▸ **RECORDS SHOWN**
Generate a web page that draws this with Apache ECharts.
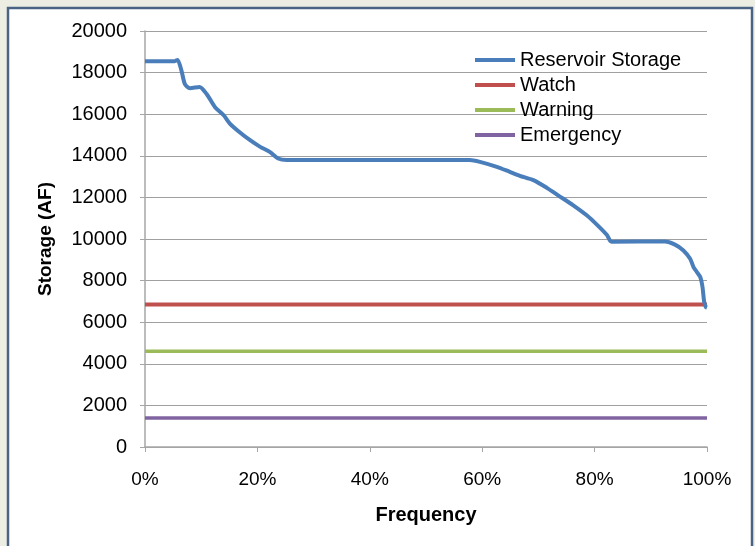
<!DOCTYPE html>
<html>
<head>
<meta charset="utf-8">
<script src="https://cdn.jsdelivr.net/npm/echarts@6/dist/echarts.min.js"></script>
<style>
  html, body { margin: 0; padding: 0; background: #eceee3; }
  #chart { width: 755px; height: 546px; }
</style>
</head>
<body>
<div id="chart"></div>
<script>
// Exceedance frequency (%) and reservoir storage (AF)
const frequency = [0, 5.3, 5.8, 6.5, 7.1, 8.0, 9.7, 11.0, 12.5, 14.0, 15.1, 16.9, 18.7, 20.5, 22.2, 23.7, 25.2,
  57.8, 59.6, 62.6, 64.9, 66.7, 69.1, 71.5, 73.5, 76.2, 78.6, 80.4, 82.2, 83.0,
  92.5, 94.3, 95.8, 97.0, 97.6, 98.2, 98.8, 99.2, 99.5, 99.8, 100];
const storage = [18550, 18550, 18610, 18080, 17450, 17250, 17310, 16960, 16320, 15950, 15550, 15120, 14750, 14430, 14190, 13870, 13800,
  13800, 13710, 13470, 13230, 13040, 12830, 12460, 12100, 11620, 11140, 10690, 10190, 9870,
  9880, 9730, 9450, 9050, 8650, 8410, 8170, 7690, 6970, 6730, 6700];

// Drought stage trigger levels (AF)
const watchLevel = 6850;
const warningLevel = 4600;
const emergencyLevel = 1400;

const xTicks = [0, 20, 40, 60, 80, 100];
const yTicks = [0, 2000, 4000, 6000, 8000, 10000, 12000, 14000, 16000, 18000, 20000];

const seriesNames = ['Reservoir Storage', 'Watch', 'Warning', 'Emergency'];
const seriesColors = ['#4a7ebb', '#c0504d', '#9bbb59', '#8064a2'];

const storagePoints = frequency.map((f, i) => [f, storage[i]]);
const flat = v => [[xTicks[0], v], [xTicks[xTicks.length - 1], v]];

const chart = echarts.init(document.getElementById('chart'), null, { renderer: 'canvas' });

const font = '"Liberation Sans", Arial, sans-serif';

chart.setOption({
  backgroundColor: '#eceee3',
  animation: false,
  graphic: [{
    type: 'rect',
    z: -10,
    shape: { x: 8, y: 8, width: 744, height: 560 },
    style: { fill: '#ffffff', stroke: '#4a6384', lineWidth: 2.5 }
  }],
  grid: { left: 145, right: 48, top: 31, bottom: 99 },
  legend: {
    orient: 'vertical',
    left: 470,
    top: 45,
    itemWidth: 40,
    itemHeight: 4,
    itemGap: 5,
    icon: 'rect',
    data: seriesNames,
    textStyle: { fontFamily: font, fontSize: 20, color: '#000', lineHeight: 20 }
  },
  xAxis: {
    type: 'value',
    min: xTicks[0],
    max: xTicks[xTicks.length - 1],
    interval: 20,
    name: 'Frequency',
    nameLocation: 'middle',
    nameGap: 58,
    nameTextStyle: { fontFamily: font, fontSize: 20, fontWeight: 'bold', color: '#000' },
    axisLine: { show: true, lineStyle: { color: '#a6a6a6', width: 1.5 } },
    axisTick: { show: true, length: 5, lineStyle: { color: '#a6a6a6' } },
    splitLine: { show: false },
    axisLabel: {
      margin: 23,
      fontFamily: font, fontSize: 19, color: '#000',
      formatter: v => v + '%'
    }
  },
  yAxis: {
    type: 'value',
    min: yTicks[0],
    max: yTicks[yTicks.length - 1],
    interval: 2000,
    name: 'Storage (AF)',
    nameLocation: 'middle',
    nameRotate: 90,
    nameGap: 90,
    nameTextStyle: { fontFamily: font, fontSize: 19, fontWeight: 'bold', color: '#000' },
    axisLine: { show: true, lineStyle: { color: '#a6a6a6', width: 1.5 } },
    axisTick: { show: true, length: 5, lineStyle: { color: '#a6a6a6' } },
    splitLine: { show: true, lineStyle: { color: '#a0a0a0', width: 1 } },
    axisLabel: {
      margin: 18, fontFamily: font, fontSize: 20, color: '#000',
      formatter: v => String(v)
    }
  },
  series: [
    {
      name: seriesNames[0], type: 'line', data: storagePoints,
      showSymbol: false, smooth: 0.25, z: 5,
      color: seriesColors[0],
      lineStyle: { width: 4, color: seriesColors[0] }
    },
    {
      name: seriesNames[1], type: 'line', data: flat(watchLevel),
      showSymbol: false, z: 4, color: seriesColors[1],
      lineStyle: { width: 4, color: seriesColors[1] }
    },
    {
      name: seriesNames[2], type: 'line', data: flat(warningLevel),
      showSymbol: false, z: 4, color: seriesColors[2],
      lineStyle: { width: 3.5, color: seriesColors[2] }
    },
    {
      name: seriesNames[3], type: 'line', data: flat(emergencyLevel),
      showSymbol: false, z: 4, color: seriesColors[3],
      lineStyle: { width: 3.5, color: seriesColors[3] }
    }
  ]
});
</script>
</body>
</html>
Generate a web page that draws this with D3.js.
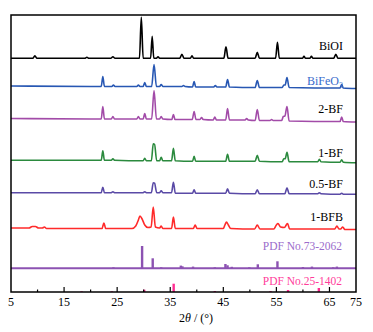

▸ **TO BE DONE**
Transcribe the records verbatim and omit the images.

▸ **RESULT FOR THIS TASK**
Generate a web page that draws this with Apache ECharts.
<!DOCTYPE html>
<html>
<head>
<meta charset="utf-8">
<script src="https://cdn.jsdelivr.net/npm/echarts@6/dist/echarts.min.js"></script>
<style>
  html, body { margin: 0; padding: 0; background: #eceee3; }
  #chart { width: 755px; height: 546px; }
</style>
</head>
<body>
<div id="chart"></div>
<script>
// Exceedance frequency (%) and reservoir storage (AF)
const frequency = [0, 5.3, 5.8, 6.5, 7.1, 8.0, 9.7, 11.0, 12.5, 14.0, 15.1, 16.9, 18.7, 20.5, 22.2, 23.7, 25.2,
  57.8, 59.6, 62.6, 64.9, 66.7, 69.1, 71.5, 73.5, 76.2, 78.6, 80.4, 82.2, 83.0,
  92.5, 94.3, 95.8, 97.0, 97.6, 98.2, 98.8, 99.2, 99.5, 99.8, 100];
const storage = [18550, 18550, 18610, 18080, 17450, 17250, 17310, 16960, 16320, 15950, 15550, 15120, 14750, 14430, 14190, 13870, 13800,
  13800, 13710, 13470, 13230, 13040, 12830, 12460, 12100, 11620, 11140, 10690, 10190, 9870,
  9880, 9730, 9450, 9050, 8650, 8410, 8170, 7690, 6970, 6730, 6700];

// Drought stage trigger levels (AF)
const watchLevel = 6850;
const warningLevel = 4600;
const emergencyLevel = 1400;

const xTicks = [0, 20, 40, 60, 80, 100];
const yTicks = [0, 2000, 4000, 6000, 8000, 10000, 12000, 14000, 16000, 18000, 20000];

const seriesNames = ['Reservoir Storage', 'Watch', 'Warning', 'Emergency'];
const seriesColors = ['#4a7ebb', '#c0504d', '#9bbb59', '#8064a2'];

const storagePoints = frequency.map((f, i) => [f, storage[i]]);
const flat = v => [[xTicks[0], v], [xTicks[xTicks.length - 1], v]];

const chart = echarts.init(document.getElementById('chart'), null, { renderer: 'canvas' });

const font = '"Liberation Sans", Arial, sans-serif';

chart.setOption({
  backgroundColor: '#eceee3',
  animation: false,
  graphic: [{
    type: 'rect',
    z: -10,
    shape: { x: 8, y: 8, width: 744, height: 560 },
    style: { fill: '#ffffff', stroke: '#4a6384', lineWidth: 2.5 }
  }],
  grid: { left: 145, right: 48, top: 31, bottom: 99 },
  legend: {
    orient: 'vertical',
    left: 470,
    top: 45,
    itemWidth: 40,
    itemHeight: 4,
    itemGap: 5,
    icon: 'rect',
    data: seriesNames,
    textStyle: { fontFamily: font, fontSize: 20, color: '#000', lineHeight: 20 }
  },
  xAxis: {
    type: 'value',
    min: xTicks[0],
    max: xTicks[xTicks.length - 1],
    interval: 20,
    name: 'Frequency',
    nameLocation: 'middle',
    nameGap: 58,
    nameTextStyle: { fontFamily: font, fontSize: 20, fontWeight: 'bold', color: '#000' },
    axisLine: { show: true, lineStyle: { color: '#a6a6a6', width: 1.5 } },
    axisTick: { show: true, length: 5, lineStyle: { color: '#a6a6a6' } },
    splitLine: { show: false },
    axisLabel: {
      margin: 23,
      fontFamily: font, fontSize: 19, color: '#000',
      formatter: v => v + '%'
    }
  },
  yAxis: {
    type: 'value',
    min: yTicks[0],
    max: yTicks[yTicks.length - 1],
    interval: 2000,
    name: 'Storage (AF)',
    nameLocation: 'middle',
    nameRotate: 90,
    nameGap: 90,
    nameTextStyle: { fontFamily: font, fontSize: 19, fontWeight: 'bold', color: '#000' },
    axisLine: { show: true, lineStyle: { color: '#a6a6a6', width: 1.5 } },
    axisTick: { show: true, length: 5, lineStyle: { color: '#a6a6a6' } },
    splitLine: { show: true, lineStyle: { color: '#a0a0a0', width: 1 } },
    axisLabel: {
      margin: 18, fontFamily: font, fontSize: 20, color: '#000',
      formatter: v => String(v)
    }
  },
  series: [
    {
      name: seriesNames[0], type: 'line', data: storagePoints,
      showSymbol: false, smooth: 0.25, z: 5,
      color: seriesColors[0],
      lineStyle: { width: 4, color: seriesColors[0] }
    },
    {
      name: seriesNames[1], type: 'line', data: flat(watchLevel),
      showSymbol: false, z: 4, color: seriesColors[1],
      lineStyle: { width: 4, color: seriesColors[1] }
    },
    {
      name: seriesNames[2], type: 'line', data: flat(warningLevel),
      showSymbol: false, z: 4, color: seriesColors[2],
      lineStyle: { width: 3.5, color: seriesColors[2] }
    },
    {
      name: seriesNames[3], type: 'line', data: flat(emergencyLevel),
      showSymbol: false, z: 4, color: seriesColors[3],
      lineStyle: { width: 3.5, color: seriesColors[3] }
    }
  ]
});
</script>
</body>
</html>
Generate a web page that draws this with D3.js.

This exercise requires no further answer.